Once again, her comic timing proved her saving grace, this time as
a self-assured flapper and aspiring actress (temporarily working as
a chorus girl) who disdains moviedom until she accidentally falls in
love with silent screen star Kelly and gets a job dubbing the voice
of his romantic leading lady (Jean Hagen) who is having serious
trouble making the transition from silent movies to talking pictures.
In Bundle of Joy (1956) she appeared with her then-husband, Eddie
Fisher.
Her recording of the song "Tammy" (from her 1957 film Tammy and the
Bachelor) earned her a gold record, and was the best-selling single
by a female vocalist in 1957. It was number one for five weeks on
the Billboard pop charts. In the movie (the first of the Tammy film
series) she co-starred with Leslie Nielsen.
In 1959 Reynolds recorded her first album for Dot Records, simply
called Debbie, which included her own selection of 12 standards
including "S’posin'", "Moonglow", "Mean To Me" and "Time After
Time".
Reynolds also scored two other top-25 Billboard hits with "A Very
Special Love" (1958) and "Am I That Easy to Forget" (1960) — a
pop-music version of a country-music hit made famous by both
songwriters Carl Belew (in 1959), Skeeter Davis (in 1960), and
several years later by singer Engelbert Humperdinck. During these
years she also headlined in major Las Vegas, showrooms.
Her starring role in The Unsinkable Molly Brown (1964) led to a
nomination for the Academy Award for Best Actress. She then
portrayed Jeanine Deckers in The Singing Nun (1966).
In what Reynolds has called the "stupidest mistake of my entire
career", she made headlines in 1970 after instigating a fight with
the NBC television network over cigarette advertising on her
eponymous television series; NBC cancelled the show.
She continues to make appearances in film and television.
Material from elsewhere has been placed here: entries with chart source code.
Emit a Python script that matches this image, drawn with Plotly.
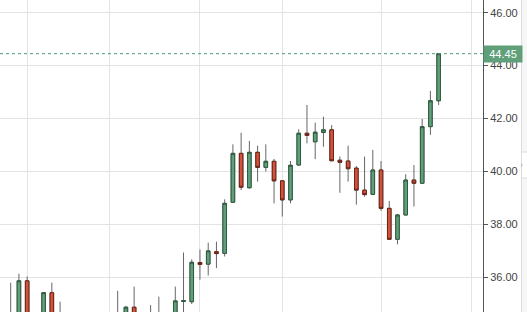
import plotly.graph_objects as go

# Daily OHLC values
opens = [34.30, 34.55, 35.86, 34.50, 34.30, 35.41, 34.60, 34.10, 33.80, 33.50,
         33.80, 34.20, 33.90, 34.30, 34.60, 34.86, 34.50, 34.20, 34.50, 34.40,
         34.30, 35.08, 35.07, 36.55, 36.49, 36.96, 36.90, 38.83, 40.68, 39.38,
         40.72, 40.15, 40.38, 39.64, 38.92, 40.24, 41.44, 41.12, 41.47, 41.57,
         40.42, 40.39, 40.12, 39.29, 39.13, 40.05, 38.60, 37.43, 38.35, 39.67,
         39.55, 41.69, 42.67]
highs = [35.79, 36.13, 36.02, 34.65, 35.43, 35.79, 35.07, 34.50, 34.20, 34.00,
         34.40, 34.60, 34.50, 35.48, 34.91, 35.64, 34.60, 34.94, 35.26, 34.65,
         35.64, 36.93, 36.67, 37.04, 37.30, 37.34, 38.94, 41.02, 41.46, 41.15,
         40.97, 41.02, 40.47, 39.67, 40.39, 41.59, 42.51, 41.84, 42.07, 41.75,
         40.56, 40.97, 40.20, 40.56, 40.81, 40.39, 38.88, 38.39, 39.89, 40.24,
         41.98, 43.04, 44.47]
lows = [34.10, 34.40, 34.30, 34.00, 34.20, 34.40, 34.00, 33.60, 33.30, 33.10,
        33.50, 33.70, 33.60, 34.10, 34.30, 34.30, 34.00, 34.00, 34.10, 33.90,
        34.20, 34.30, 34.98, 35.90, 36.06, 36.34, 36.78, 38.80, 39.29, 39.35,
        39.61, 39.99, 38.79, 38.29, 38.79, 40.22, 41.06, 40.46, 40.93, 40.40,
        39.19, 39.61, 38.74, 39.04, 39.12, 38.51, 37.42, 37.24, 38.34, 38.67,
        39.54, 41.38, 42.51]
closes = [34.60, 35.86, 34.50, 34.20, 35.41, 34.60, 34.10, 33.80, 33.50, 33.80,
          34.20, 33.90, 34.30, 34.60, 34.86, 34.50, 34.20, 34.50, 34.40, 34.30,
          35.10, 35.11, 36.56, 36.48, 36.99, 36.89, 38.79, 40.68, 39.40, 40.72,
          40.15, 40.38, 39.64, 38.92, 40.23, 41.44, 41.36, 41.48, 41.57, 40.40,
          40.34, 40.10, 39.29, 39.12, 40.05, 38.60, 37.43, 38.35, 39.67, 39.55,
          41.69, 42.67, 44.45]
grid_days = [2, 12, 23, 33, 45, 56]
y_ticks = [36, 38, 40, 42, 44, 46]
last_price = 44.45

idx = list(range(len(opens)))
body_hi = [max(o, c) for o, c in zip(opens, closes)]
body_lo = [min(o, c) for o, c in zip(opens, closes)]

GREEN = "#5f9f7a"
RED = "#d4513a"

fig = go.Figure()
# wicks
fig.add_trace(go.Candlestick(
    x=idx, open=opens, high=highs, low=lows, close=closes,
    increasing=dict(line=dict(color="#666666", width=1), fillcolor=GREEN),
    decreasing=dict(line=dict(color="#666666", width=1), fillcolor=RED),
    whiskerwidth=0, hoverinfo="skip", showlegend=False))
# bodies with dark outlines
fig.add_trace(go.Candlestick(
    x=idx, open=opens, high=body_hi, low=body_lo, close=closes,
    increasing=dict(line=dict(color="#2f5b3f", width=1), fillcolor=GREEN),
    decreasing=dict(line=dict(color="#6a2418", width=1), fillcolor=RED),
    whiskerwidth=0, showlegend=False))

W, H = 527, 312
PR = 483  # right edge of plot area
fig.update_layout(
    width=W, height=H,
    margin=dict(l=0, r=W - PR, t=0, b=0),
    paper_bgcolor="white", plot_bgcolor="white",
    boxgap=0.38,
    font=dict(family="Liberation Sans, Arial, sans-serif", size=11, color="#444444"),
    xaxis=dict(range=[-1.30, 57.39], rangeslider=dict(visible=False),
               tickvals=grid_days, showticklabels=False, ticks="",
               showgrid=True, gridcolor="#e3e3e3", gridwidth=1,
               zeroline=False, showline=False, fixedrange=True),
    yaxis=dict(side="right", range=[34.68, 46.48], tickvals=y_ticks,
               tickformat=".2f", ticks="outside", ticklen=4, tickcolor="#555555",
               showgrid=True, gridcolor="#e3e3e3", gridwidth=1,
               zeroline=False, showline=True, linecolor="#555555", linewidth=1,
               tickfont=dict(size=11, color="#444444")),
)

# dotted last-price line
fig.add_shape(type="line", xref="paper", yref="y", x0=0, x1=1,
              y0=last_price, y1=last_price,
              line=dict(color="#4f9a82", width=1, dash="dot"))
# last-price tag
fig.add_annotation(xref="paper", yref="y", x=1, y=last_price, xanchor="left",
                   yanchor="middle", text=f"{last_price:.2f}", showarrow=False,
                   bgcolor="#5f9f7a", font=dict(color="white", size=11),
                   width=34, height=12, borderpad=2, align="center")

# right-side scroll strip
px = lambda p: p / PR
fig.add_shape(type="rect", xref="paper", yref="paper", x0=px(521.5), x1=px(530),
              y0=0, y1=1, fillcolor="#f6f6f6", line=dict(width=0), layer="below")
fig.add_shape(type="line", xref="paper", yref="paper", x0=px(521.5), x1=px(521.5),
              y0=0, y1=1, line=dict(color="#dcdcdc", width=1))
fig.add_shape(type="rect", xref="paper", yref="paper", x0=px(521.5), x1=px(530),
              y0=1 - 178 / H, y1=1 - 152 / H, fillcolor="#ffffff",
              line=dict(color="#dcdcdc", width=1))
fig.add_annotation(xref="paper", yref="paper", x=px(524.5), y=1 - 165 / H,
                   text="›", showarrow=False, font=dict(size=9, color="#b0b0b0"))

fig.write_html("out.html")
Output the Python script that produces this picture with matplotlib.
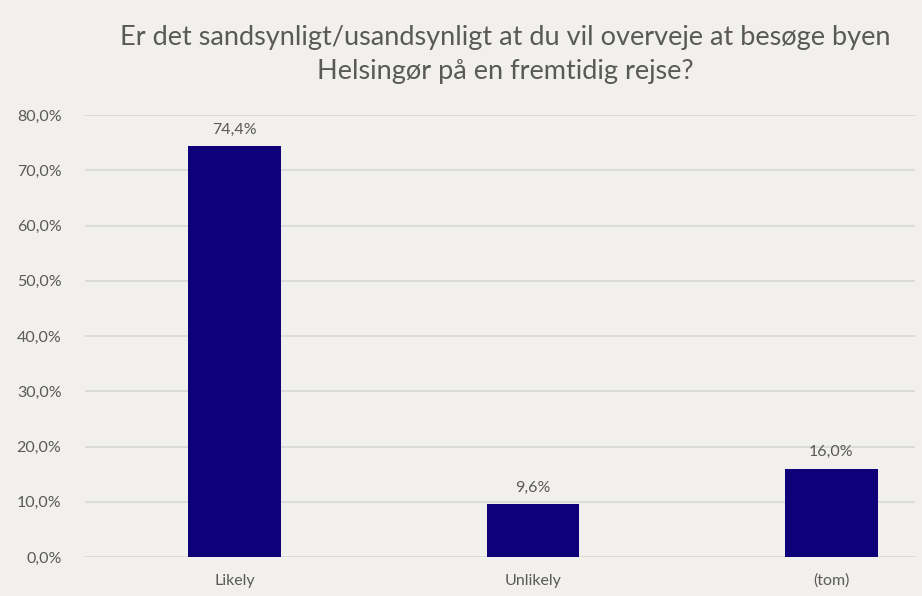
import matplotlib.pyplot as plt
import numpy as np

categories = ['Likely', 'Unlikely', '(tom)']
values = [74.4, 9.6, 16.0]
yticks = [0, 10, 20, 30, 40, 50, 60, 70, 80]

bg = '#f2f0ed'
bar_color = '#0e0078'
text_color = '#595959'

plt.rcParams['font.family'] = ['Lato', 'DejaVu Sans']

fig = plt.figure(figsize=(9.22, 5.96), dpi=100, facecolor=bg)
ax = fig.add_axes([0.0922, 0.0654, 0.9002, 0.7416], facecolor=bg)

x = np.arange(len(categories))
ax.bar(x, values, width=0.31, color=bar_color, zorder=3)

for xi, v in zip(x, values):
    ax.text(xi, v + 1.7, f'{v:.1f}%'.replace('.', ','), ha='center', va='bottom',
            fontsize=11.5, color=text_color)

ax.set_xlim(-0.501, 2.28)
ax.set_ylim(0, 80)
ax.set_yticks(yticks)
ax.set_yticklabels([f'{t:.1f}%'.replace('.', ',') for t in yticks])
ax.set_xticks(x)
ax.set_xticklabels(categories)
ax.tick_params(axis='both', length=0, labelsize=11.5, labelcolor=text_color)
ax.tick_params(axis='y', pad=17)
ax.tick_params(axis='x', pad=12)
ax.grid(axis='y', color='#d9d9d9', linewidth=1.3, zorder=0)
for s in ax.spines.values():
    s.set_visible(False)

fig.text(0.548, 0.908, 'Er det sandsynligt/usandsynligt at du vil overveje at besøge byen\nHelsingør på en fremtidig rejse?',
         ha='center', va='center', fontsize=19.5, color=text_color, linespacing=1.45)

plt.savefig('out.png', dpi=100, facecolor=bg)
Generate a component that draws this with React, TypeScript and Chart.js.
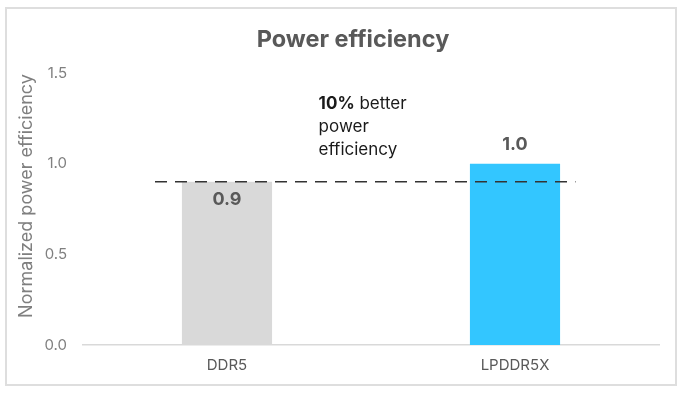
import React, { useEffect, useRef } from "react";
import { Chart, registerables } from "chart.js";

Chart.register(...registerables);

const categories = ["DDR5", "LPDDR5X"];
const values = [0.9, 1.0];
const barColors = ["#d9d9d9", "#33c6ff"];
const yTicks = [0, 0.5, 1.0, 1.5];
const referenceValue = 0.9;
const annotationBold = "10%";
const annotationLines = [" better", "power", "efficiency"];
const chartTitle = "Power efficiency";
const yAxisTitle = "Normalized power efficiency";

const FONT = "Inter, 'Noto Sans', sans-serif";

const overlay = {
  id: "overlay",
  afterDatasetsDraw(chart: any) {
    const { ctx, scales } = chart;
    const xs = scales.x;
    const ys = scales.y;
    ctx.save();
    // title
    ctx.fillStyle = "#595959";
    ctx.font = `bold 23.5px ${FONT}`;
    ctx.textAlign = "center";
    ctx.textBaseline = "alphabetic";
    ctx.fillText(chartTitle, 353, 47);

    // y axis title
    ctx.save();
    ctx.translate(27, (ys.top + ys.bottom) / 2 - 13);
    ctx.rotate(-Math.PI / 2);
    ctx.font = `18px ${FONT}`;
    ctx.fillStyle = "#7f7f7f";
    ctx.textBaseline = "middle";
    ctx.fillText(yAxisTitle, 0, 0);
    ctx.restore();

    ctx.textBaseline = "middle";
    // dashed reference line
    const yRef = ys.getPixelForValue(referenceValue);
    ctx.strokeStyle = "#333333";
    ctx.lineWidth = 1.5;
    ctx.setLineDash([12, 8]);
    ctx.beginPath();
    ctx.moveTo(xs.getPixelForValue(-0.25), yRef);
    ctx.lineTo(xs.getPixelForValue(1.21), yRef);
    ctx.stroke();
    ctx.setLineDash([]);

    // value labels
    const meta = chart.getDatasetMeta(0);
    ctx.font = `bold 18px ${FONT}`;
    ctx.fillStyle = "#595959";
    meta.data.forEach((bar: any, i: number) => {
      const v = values[i];
      const y = i === 0 ? bar.y + 18 : bar.y - 19;
      ctx.fillText(v.toFixed(1), bar.x, y);
    });

    // annotation
    const ax = xs.getPixelForValue(0.318);
    const ay = ys.getPixelForValue(1.33);
    ctx.textAlign = "left";
    ctx.fillStyle = "#1a1a1a";
    ctx.font = `bold 17px ${FONT}`;
    ctx.fillText(annotationBold, ax, ay);
    const w = ctx.measureText(annotationBold).width;
    ctx.font = `17px ${FONT}`;
    ctx.fillText(annotationLines[0], ax + w, ay);
    ctx.fillText(annotationLines[1], ax, ay + 23);
    ctx.fillText(annotationLines[2], ax, ay + 46);
    ctx.restore();
  },
};

export default function App() {
  const ref = useRef<HTMLCanvasElement>(null);
  useEffect(() => {
    if (!ref.current) return;
    const chart = new Chart(ref.current, {
      type: "bar",
      data: {
        labels: categories,
        datasets: [
          {
            data: values,
            backgroundColor: barColors,
            barPercentage: 0.313,
            categoryPercentage: 1,
          },
        ],
      },
      options: {
        animation: false,
        responsive: false,
        maintainAspectRatio: false,
        layout: { padding: { left: 0, right: 24, top: 73, bottom: 0 } },
        plugins: { legend: { display: false }, tooltip: { enabled: false }, title: { display: false } },
        scales: {
          x: {
            grid: { display: false, drawTicks: false },
            border: { display: true, color: "#d9d9d9", width: 1.5 },
            ticks: { color: "#595959", font: { family: FONT, size: 15 }, padding: 11 },
            afterFit: (s: any) => { s.height = 49; },
          },
          y: {
            min: 0,
            max: 1.5,
            afterBuildTicks: (s: any) => { s.ticks = yTicks.map((v) => ({ value: v })); },
            grid: { display: false, drawTicks: false },
            border: { display: false },
            ticks: {
              color: "#808080",
              font: { family: FONT, size: 15 },
              padding: 16,
              callback: (v: any) => Number(v).toFixed(1),
            },
            afterFit: (s: any) => { s.width = 83; },
          },
        },
      },
      plugins: [overlay],
    });
    return () => chart.destroy();
  }, []);
  return (
    <div style={{ position: "absolute", left: 0, top: 0, width: 683, height: 394, background: "#fff" }}>
      <div style={{ position: "absolute", left: 5, top: 7, width: 668, height: 375, border: "2px solid #dedede" }} />
      <canvas ref={ref} width={683} height={394} style={{ position: "absolute", left: 0, top: 0, width: 683, height: 394 }} />
    </div>
  );
}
From 1999
to its 2006 series finale, she played Grace Adler's ditzy mother
Bobbi on the NBC sitcom Will & Grace (1998–2006), which earned her a
Emmy Award nomination for Outstanding Guest Actress in a Comedy
Series in 2000. She also plays a recurring role in the Disney
Channel Original Movie Halloweentown film series as Aggie Cromwell.
Reynolds made a guest appearance as a presenter at the 69th Academy
Awards in 1997.
Reynolds has released several albums of both her vintage
performances and her later recordings.
Reynolds has been married three times. She and Eddie Fisher were
married in 1955. They are the parents of Carrie Fisher and Todd
Fisher. A public scandal ensued when Fisher and Elizabeth Taylor
fell in love, and Reynolds and Fisher were divorced in 1959. Her
second marriage, to millionaire businessman Harry Karl, lasted from
1960 to 1973. At its end, she found herself in financial difficulty
because of Karl's gambling and bad investments. (Under the
community-property laws of California, both spouses in a marriage
are legally responsible for debts incurred by either.) Reynolds was
married to real-estate developer Richard Hamlett from 1984 to 1996.
They purchased Greek Isles Hotel & Casino, a small hotel and casino
in Las Vegas, but it was not a success. In 1997, Reynolds was forced
to declare bankruptcy.
Reynolds has been active in the Thalians Club, a charitable
organization.
She has amassed a large collection of movie memorabilia and
displayed them, first in a museum at her Las Vegas hotel and casino
during the 1990s and later in a museum close to the Kodak Theater in
Los Angeles. On several occasions she has auctioned off items from
the collection.
She resides in Los Angeles next door to her daughter Carrie.